■ Work to be completed:
Only the lines from the one with "Recreate this image as a web" through the one with "const rightValues = [1745, 16127, 36077, null];", inclusive, should be echoed exactly; pictures are left out.

(Code that draws figures)
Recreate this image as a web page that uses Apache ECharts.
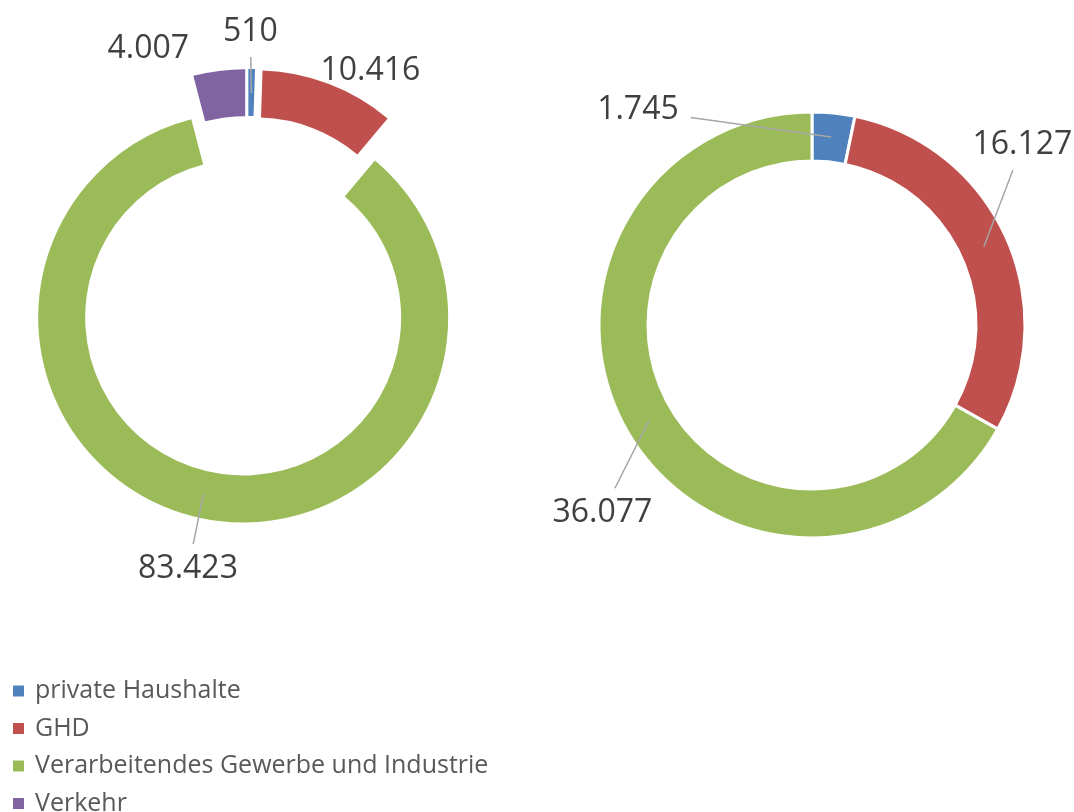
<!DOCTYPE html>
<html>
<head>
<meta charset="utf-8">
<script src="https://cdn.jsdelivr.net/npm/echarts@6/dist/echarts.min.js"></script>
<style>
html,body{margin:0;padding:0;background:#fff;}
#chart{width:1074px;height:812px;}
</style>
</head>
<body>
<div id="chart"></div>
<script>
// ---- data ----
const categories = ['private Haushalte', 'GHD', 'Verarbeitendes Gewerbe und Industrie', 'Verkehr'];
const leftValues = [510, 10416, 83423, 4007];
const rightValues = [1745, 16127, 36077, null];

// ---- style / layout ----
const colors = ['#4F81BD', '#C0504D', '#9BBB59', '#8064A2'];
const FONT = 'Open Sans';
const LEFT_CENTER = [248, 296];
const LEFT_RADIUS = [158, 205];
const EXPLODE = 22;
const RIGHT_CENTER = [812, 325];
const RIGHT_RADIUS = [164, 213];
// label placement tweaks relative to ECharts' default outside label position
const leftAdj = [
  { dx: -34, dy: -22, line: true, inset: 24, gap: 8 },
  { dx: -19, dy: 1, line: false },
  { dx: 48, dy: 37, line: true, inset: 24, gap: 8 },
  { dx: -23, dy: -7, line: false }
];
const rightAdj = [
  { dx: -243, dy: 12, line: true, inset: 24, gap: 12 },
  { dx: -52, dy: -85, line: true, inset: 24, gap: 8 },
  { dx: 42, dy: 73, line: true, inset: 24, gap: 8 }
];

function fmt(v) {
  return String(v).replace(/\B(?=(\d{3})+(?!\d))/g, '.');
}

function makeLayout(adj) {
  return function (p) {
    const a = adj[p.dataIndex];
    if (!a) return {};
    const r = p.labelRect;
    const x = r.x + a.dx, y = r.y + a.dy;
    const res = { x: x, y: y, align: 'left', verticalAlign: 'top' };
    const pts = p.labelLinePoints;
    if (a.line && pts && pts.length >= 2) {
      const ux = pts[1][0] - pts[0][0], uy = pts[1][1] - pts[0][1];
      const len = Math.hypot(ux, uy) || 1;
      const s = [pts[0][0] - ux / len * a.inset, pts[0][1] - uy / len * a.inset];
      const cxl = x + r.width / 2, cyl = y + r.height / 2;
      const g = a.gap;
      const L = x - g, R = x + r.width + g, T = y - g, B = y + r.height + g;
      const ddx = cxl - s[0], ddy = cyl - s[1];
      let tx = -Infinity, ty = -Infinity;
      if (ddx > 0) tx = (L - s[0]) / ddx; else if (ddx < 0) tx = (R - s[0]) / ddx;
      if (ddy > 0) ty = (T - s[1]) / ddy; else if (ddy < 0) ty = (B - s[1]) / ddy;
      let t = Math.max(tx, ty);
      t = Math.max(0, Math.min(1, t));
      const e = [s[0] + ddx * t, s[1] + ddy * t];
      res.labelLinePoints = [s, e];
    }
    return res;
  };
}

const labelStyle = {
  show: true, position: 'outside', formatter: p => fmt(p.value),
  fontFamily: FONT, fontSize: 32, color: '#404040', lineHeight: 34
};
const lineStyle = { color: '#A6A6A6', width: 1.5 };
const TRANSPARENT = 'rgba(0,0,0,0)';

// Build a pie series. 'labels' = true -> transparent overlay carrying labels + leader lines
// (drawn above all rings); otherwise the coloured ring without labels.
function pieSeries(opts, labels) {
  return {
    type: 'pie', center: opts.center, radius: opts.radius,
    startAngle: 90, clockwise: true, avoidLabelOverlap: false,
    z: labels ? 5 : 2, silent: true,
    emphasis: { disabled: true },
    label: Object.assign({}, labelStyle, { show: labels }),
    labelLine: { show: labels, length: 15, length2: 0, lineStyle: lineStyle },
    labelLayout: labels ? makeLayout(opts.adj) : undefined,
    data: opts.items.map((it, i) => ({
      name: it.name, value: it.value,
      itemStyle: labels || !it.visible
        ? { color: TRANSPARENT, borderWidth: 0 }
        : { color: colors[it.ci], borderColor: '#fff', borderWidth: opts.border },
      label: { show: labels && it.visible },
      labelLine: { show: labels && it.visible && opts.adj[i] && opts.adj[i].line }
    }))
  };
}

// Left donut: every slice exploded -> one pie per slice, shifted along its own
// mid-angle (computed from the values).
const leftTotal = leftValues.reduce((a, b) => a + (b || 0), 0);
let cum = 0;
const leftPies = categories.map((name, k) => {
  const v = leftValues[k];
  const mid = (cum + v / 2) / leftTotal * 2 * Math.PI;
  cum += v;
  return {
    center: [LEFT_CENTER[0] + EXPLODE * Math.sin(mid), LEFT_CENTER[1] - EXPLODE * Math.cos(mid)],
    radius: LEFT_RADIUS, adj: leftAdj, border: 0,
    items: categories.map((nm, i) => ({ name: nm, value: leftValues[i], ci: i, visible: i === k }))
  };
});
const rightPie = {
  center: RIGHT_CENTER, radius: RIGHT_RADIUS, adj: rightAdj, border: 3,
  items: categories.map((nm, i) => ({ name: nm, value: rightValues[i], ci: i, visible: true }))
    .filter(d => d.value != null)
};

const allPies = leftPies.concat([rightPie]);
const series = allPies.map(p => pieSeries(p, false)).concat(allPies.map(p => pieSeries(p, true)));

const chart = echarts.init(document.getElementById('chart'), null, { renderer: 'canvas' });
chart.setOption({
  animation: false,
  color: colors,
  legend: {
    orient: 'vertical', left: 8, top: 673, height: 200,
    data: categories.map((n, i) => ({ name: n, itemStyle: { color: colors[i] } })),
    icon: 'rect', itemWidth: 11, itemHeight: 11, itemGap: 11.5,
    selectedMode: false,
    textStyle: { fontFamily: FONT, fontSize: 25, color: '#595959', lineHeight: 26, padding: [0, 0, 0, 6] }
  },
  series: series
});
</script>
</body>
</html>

--

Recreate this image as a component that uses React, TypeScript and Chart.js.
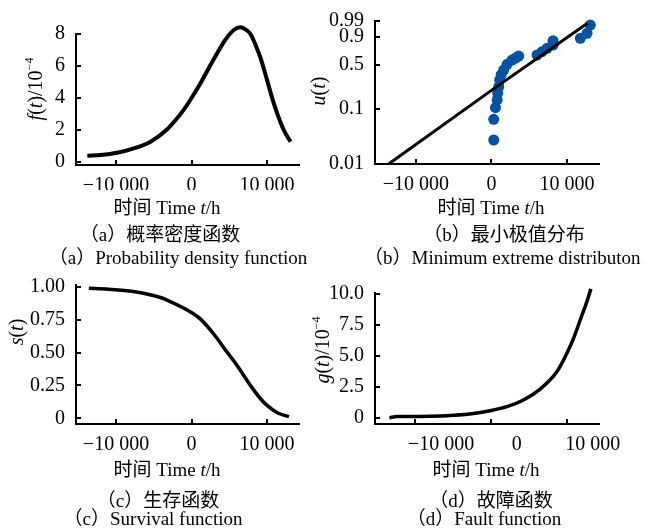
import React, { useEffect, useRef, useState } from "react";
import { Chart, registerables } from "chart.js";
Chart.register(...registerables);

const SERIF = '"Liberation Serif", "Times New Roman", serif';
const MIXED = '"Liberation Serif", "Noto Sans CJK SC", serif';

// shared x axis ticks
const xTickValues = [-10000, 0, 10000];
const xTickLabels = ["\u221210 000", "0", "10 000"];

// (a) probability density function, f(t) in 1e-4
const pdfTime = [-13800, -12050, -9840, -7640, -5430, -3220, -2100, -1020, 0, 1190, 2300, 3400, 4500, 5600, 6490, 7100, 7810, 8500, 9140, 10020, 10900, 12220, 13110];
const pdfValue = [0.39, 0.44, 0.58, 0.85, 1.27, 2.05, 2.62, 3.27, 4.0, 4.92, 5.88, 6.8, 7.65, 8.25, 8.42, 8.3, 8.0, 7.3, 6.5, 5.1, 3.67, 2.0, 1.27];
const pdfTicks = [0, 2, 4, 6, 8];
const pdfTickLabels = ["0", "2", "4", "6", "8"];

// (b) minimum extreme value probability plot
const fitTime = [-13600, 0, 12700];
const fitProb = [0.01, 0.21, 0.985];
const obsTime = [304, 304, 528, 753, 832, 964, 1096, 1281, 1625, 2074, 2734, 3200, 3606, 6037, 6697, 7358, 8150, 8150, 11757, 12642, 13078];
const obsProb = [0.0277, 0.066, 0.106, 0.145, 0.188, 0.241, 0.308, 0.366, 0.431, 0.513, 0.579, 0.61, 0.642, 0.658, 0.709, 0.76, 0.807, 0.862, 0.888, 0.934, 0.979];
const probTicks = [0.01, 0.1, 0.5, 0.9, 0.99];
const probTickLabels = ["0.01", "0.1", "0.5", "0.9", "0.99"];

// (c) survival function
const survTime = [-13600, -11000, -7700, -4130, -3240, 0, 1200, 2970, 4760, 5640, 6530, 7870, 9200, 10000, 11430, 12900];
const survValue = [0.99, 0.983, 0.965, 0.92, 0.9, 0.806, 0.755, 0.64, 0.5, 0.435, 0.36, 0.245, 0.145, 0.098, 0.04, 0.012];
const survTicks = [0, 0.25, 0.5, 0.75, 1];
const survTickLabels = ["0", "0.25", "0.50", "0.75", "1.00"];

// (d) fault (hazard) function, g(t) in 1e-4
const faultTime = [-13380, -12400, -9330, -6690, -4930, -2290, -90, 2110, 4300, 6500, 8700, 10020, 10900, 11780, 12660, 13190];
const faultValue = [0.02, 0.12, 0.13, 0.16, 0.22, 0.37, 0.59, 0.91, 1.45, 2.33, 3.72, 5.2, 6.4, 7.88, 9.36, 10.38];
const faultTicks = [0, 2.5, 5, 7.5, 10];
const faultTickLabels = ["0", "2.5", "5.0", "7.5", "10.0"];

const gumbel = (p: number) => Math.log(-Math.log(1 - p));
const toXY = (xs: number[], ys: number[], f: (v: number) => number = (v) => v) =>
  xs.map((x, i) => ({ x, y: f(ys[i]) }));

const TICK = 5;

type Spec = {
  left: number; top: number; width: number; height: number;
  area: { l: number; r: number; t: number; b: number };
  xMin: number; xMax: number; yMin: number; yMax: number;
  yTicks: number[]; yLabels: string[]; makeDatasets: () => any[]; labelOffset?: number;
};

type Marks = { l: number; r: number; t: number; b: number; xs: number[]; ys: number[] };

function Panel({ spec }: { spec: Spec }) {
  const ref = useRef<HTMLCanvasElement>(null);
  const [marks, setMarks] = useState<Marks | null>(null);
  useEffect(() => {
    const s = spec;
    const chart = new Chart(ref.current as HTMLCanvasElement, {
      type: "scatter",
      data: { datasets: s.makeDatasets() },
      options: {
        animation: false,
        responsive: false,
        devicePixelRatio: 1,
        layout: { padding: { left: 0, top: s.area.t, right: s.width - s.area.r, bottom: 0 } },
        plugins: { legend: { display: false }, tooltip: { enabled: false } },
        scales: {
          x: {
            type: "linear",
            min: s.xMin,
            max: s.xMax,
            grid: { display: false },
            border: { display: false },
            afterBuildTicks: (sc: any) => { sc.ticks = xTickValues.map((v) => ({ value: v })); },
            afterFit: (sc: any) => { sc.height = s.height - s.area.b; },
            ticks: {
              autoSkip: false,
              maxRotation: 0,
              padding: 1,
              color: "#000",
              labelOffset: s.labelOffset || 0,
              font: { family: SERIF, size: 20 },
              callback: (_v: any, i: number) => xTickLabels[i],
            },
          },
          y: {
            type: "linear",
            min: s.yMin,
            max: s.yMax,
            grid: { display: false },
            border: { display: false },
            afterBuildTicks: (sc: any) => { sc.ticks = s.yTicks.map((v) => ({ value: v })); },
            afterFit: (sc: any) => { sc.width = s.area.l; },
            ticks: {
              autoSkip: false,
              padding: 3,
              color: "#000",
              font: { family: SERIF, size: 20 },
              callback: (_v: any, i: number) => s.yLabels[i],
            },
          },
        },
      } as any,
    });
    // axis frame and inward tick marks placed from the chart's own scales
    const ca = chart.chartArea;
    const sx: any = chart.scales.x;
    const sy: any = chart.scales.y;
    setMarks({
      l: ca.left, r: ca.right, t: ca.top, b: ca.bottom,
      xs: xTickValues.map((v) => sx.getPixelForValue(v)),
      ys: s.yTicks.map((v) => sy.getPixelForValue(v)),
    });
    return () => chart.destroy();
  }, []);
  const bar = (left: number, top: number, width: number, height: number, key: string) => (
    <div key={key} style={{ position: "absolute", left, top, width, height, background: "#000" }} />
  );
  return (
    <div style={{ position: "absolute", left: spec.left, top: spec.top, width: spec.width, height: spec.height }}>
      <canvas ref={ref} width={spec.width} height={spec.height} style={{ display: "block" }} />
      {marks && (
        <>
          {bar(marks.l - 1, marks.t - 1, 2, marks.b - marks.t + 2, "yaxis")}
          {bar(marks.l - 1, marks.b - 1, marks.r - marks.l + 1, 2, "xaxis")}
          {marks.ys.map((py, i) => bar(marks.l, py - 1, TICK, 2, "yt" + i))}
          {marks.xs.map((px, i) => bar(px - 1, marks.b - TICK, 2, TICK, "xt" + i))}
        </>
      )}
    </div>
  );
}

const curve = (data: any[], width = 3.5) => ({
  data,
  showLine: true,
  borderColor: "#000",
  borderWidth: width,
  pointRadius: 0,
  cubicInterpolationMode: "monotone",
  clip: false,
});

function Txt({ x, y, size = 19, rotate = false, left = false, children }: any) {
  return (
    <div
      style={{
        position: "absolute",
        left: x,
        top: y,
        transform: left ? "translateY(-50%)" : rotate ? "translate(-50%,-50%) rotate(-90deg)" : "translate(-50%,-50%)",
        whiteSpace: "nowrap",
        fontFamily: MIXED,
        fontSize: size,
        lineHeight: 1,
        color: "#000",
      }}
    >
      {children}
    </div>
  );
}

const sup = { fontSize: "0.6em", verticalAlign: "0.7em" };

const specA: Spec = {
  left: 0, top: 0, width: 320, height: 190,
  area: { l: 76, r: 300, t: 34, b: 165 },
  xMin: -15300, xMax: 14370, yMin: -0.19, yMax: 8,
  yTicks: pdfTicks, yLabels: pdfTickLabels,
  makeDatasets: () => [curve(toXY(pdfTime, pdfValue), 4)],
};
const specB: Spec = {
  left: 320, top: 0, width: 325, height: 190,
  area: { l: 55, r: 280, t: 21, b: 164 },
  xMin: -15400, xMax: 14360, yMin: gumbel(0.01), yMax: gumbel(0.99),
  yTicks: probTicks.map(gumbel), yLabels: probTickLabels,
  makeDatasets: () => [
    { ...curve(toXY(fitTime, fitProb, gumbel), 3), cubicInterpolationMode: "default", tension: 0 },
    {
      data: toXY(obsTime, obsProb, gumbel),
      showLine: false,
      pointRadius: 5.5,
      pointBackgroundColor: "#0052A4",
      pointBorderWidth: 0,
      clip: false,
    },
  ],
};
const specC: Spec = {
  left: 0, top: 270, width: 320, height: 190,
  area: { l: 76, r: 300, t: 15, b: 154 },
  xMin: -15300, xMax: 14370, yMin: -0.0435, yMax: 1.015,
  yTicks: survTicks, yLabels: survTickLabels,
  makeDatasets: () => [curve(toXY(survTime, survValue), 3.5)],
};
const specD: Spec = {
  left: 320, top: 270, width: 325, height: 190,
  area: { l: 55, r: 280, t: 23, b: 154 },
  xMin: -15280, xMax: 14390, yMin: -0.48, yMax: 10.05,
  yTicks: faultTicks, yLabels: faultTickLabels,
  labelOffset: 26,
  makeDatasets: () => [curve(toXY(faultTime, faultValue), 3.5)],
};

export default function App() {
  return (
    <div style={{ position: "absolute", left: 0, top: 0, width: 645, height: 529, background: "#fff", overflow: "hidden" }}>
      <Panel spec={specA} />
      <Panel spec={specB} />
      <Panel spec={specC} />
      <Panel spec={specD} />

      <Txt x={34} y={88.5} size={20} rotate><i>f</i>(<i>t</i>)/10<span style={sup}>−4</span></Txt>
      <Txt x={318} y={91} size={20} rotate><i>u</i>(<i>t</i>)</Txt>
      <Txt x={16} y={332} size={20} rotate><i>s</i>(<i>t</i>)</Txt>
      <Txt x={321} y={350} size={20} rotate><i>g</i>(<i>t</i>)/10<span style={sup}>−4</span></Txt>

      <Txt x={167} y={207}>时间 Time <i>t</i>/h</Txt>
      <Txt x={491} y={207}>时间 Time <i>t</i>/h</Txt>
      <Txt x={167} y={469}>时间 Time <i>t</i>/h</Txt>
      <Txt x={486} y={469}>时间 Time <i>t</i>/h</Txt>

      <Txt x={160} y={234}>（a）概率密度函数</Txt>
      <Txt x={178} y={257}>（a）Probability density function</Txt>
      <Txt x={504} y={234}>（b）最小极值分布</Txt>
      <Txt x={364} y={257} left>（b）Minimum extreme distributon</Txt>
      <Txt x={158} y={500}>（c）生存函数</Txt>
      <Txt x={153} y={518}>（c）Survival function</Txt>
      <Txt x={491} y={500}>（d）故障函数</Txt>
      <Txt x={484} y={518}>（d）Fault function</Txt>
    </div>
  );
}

--

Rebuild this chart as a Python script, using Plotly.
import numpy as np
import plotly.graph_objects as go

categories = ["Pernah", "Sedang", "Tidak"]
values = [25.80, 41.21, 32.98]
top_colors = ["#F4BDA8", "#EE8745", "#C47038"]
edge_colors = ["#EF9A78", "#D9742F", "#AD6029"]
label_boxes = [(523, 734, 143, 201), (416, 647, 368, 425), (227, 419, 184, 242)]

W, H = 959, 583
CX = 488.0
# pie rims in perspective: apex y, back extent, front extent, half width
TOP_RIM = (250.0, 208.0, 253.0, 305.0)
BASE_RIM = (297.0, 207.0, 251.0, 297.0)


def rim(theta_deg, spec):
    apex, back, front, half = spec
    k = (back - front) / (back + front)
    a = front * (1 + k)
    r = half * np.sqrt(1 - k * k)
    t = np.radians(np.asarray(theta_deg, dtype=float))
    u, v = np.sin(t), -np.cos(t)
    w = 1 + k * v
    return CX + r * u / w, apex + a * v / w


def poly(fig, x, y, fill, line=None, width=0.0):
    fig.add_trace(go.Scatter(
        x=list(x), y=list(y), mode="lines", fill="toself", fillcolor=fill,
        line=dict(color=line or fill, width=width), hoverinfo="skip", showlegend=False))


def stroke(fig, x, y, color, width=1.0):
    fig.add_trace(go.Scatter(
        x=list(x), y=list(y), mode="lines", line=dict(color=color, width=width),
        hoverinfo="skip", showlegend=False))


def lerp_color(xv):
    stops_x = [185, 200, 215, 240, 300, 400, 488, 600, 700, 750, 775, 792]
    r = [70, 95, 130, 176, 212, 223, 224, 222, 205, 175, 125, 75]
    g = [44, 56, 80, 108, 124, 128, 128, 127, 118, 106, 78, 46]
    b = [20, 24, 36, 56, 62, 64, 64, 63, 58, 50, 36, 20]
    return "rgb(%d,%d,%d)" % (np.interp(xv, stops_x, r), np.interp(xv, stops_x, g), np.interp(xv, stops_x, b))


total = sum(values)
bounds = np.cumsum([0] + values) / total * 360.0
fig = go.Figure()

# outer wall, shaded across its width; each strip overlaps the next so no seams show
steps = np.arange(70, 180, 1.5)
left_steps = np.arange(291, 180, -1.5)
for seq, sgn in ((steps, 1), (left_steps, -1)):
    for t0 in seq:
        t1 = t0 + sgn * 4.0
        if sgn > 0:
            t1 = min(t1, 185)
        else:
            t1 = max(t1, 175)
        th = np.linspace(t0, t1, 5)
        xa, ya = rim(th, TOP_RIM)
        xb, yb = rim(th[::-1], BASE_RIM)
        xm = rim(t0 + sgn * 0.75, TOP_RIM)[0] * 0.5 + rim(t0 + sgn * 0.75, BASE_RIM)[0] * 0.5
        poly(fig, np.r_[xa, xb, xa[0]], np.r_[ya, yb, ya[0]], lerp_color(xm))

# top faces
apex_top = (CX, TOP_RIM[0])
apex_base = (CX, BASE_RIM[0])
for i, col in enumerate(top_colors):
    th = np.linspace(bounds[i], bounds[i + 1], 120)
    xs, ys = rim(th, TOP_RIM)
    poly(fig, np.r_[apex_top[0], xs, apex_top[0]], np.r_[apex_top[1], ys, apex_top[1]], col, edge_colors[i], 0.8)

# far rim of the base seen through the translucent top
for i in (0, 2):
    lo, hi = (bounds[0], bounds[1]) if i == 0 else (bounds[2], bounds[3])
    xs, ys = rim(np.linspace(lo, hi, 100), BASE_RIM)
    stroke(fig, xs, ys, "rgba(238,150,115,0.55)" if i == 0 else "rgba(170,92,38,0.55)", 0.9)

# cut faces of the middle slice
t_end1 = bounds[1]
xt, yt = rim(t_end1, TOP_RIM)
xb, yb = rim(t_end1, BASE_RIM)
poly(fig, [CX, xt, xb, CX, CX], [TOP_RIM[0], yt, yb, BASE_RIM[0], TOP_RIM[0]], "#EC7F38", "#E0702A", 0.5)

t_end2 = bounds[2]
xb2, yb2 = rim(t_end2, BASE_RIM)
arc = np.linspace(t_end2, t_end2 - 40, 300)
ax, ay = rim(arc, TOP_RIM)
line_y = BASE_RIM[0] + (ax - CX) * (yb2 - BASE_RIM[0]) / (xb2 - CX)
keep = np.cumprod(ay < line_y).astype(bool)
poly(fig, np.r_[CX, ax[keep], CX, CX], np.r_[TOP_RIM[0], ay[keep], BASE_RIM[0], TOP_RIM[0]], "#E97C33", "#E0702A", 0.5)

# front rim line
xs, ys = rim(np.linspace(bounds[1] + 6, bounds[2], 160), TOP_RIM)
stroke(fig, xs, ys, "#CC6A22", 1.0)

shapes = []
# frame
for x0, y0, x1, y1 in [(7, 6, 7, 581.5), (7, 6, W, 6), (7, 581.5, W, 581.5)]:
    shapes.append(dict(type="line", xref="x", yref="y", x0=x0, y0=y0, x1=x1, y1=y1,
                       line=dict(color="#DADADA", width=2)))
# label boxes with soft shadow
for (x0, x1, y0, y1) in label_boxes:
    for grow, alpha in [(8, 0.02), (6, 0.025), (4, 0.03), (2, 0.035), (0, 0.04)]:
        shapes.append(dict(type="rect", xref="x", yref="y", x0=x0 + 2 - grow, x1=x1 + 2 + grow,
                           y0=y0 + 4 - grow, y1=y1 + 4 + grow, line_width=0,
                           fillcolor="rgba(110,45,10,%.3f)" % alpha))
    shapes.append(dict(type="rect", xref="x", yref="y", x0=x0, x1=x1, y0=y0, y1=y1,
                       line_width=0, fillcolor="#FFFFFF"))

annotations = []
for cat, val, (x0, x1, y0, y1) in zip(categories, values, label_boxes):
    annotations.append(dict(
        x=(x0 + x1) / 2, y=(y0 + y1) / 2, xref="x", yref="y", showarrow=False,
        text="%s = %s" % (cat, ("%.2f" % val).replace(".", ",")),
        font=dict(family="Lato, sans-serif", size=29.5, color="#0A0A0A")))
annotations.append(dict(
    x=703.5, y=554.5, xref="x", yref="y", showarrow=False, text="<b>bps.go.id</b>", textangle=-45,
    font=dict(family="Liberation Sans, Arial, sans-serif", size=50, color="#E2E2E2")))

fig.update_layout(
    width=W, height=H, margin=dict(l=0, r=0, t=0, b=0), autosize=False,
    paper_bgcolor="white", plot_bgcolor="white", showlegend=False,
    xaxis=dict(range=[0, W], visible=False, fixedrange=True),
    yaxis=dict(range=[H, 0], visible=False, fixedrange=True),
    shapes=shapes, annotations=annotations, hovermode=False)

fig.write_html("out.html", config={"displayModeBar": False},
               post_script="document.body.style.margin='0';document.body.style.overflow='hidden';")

■ Task solution:
Recreate this image as a web page that uses Apache ECharts.
<!DOCTYPE html>
<html>
<head>
<meta charset="utf-8">
<script src="https://cdn.jsdelivr.net/npm/echarts@6/dist/echarts.min.js"></script>
<style>
html,body{margin:0;padding:0;background:#fff;}
#chart{width:1074px;height:812px;}
</style>
</head>
<body>
<div id="chart"></div>
<script>
// ---- data ----
const categories = ['private Haushalte', 'GHD', 'Verarbeitendes Gewerbe und Industrie', 'Verkehr'];
const leftValues = [510, 10416, 83423, 4007];
const rightValues = [1745, 16127, 36077, null];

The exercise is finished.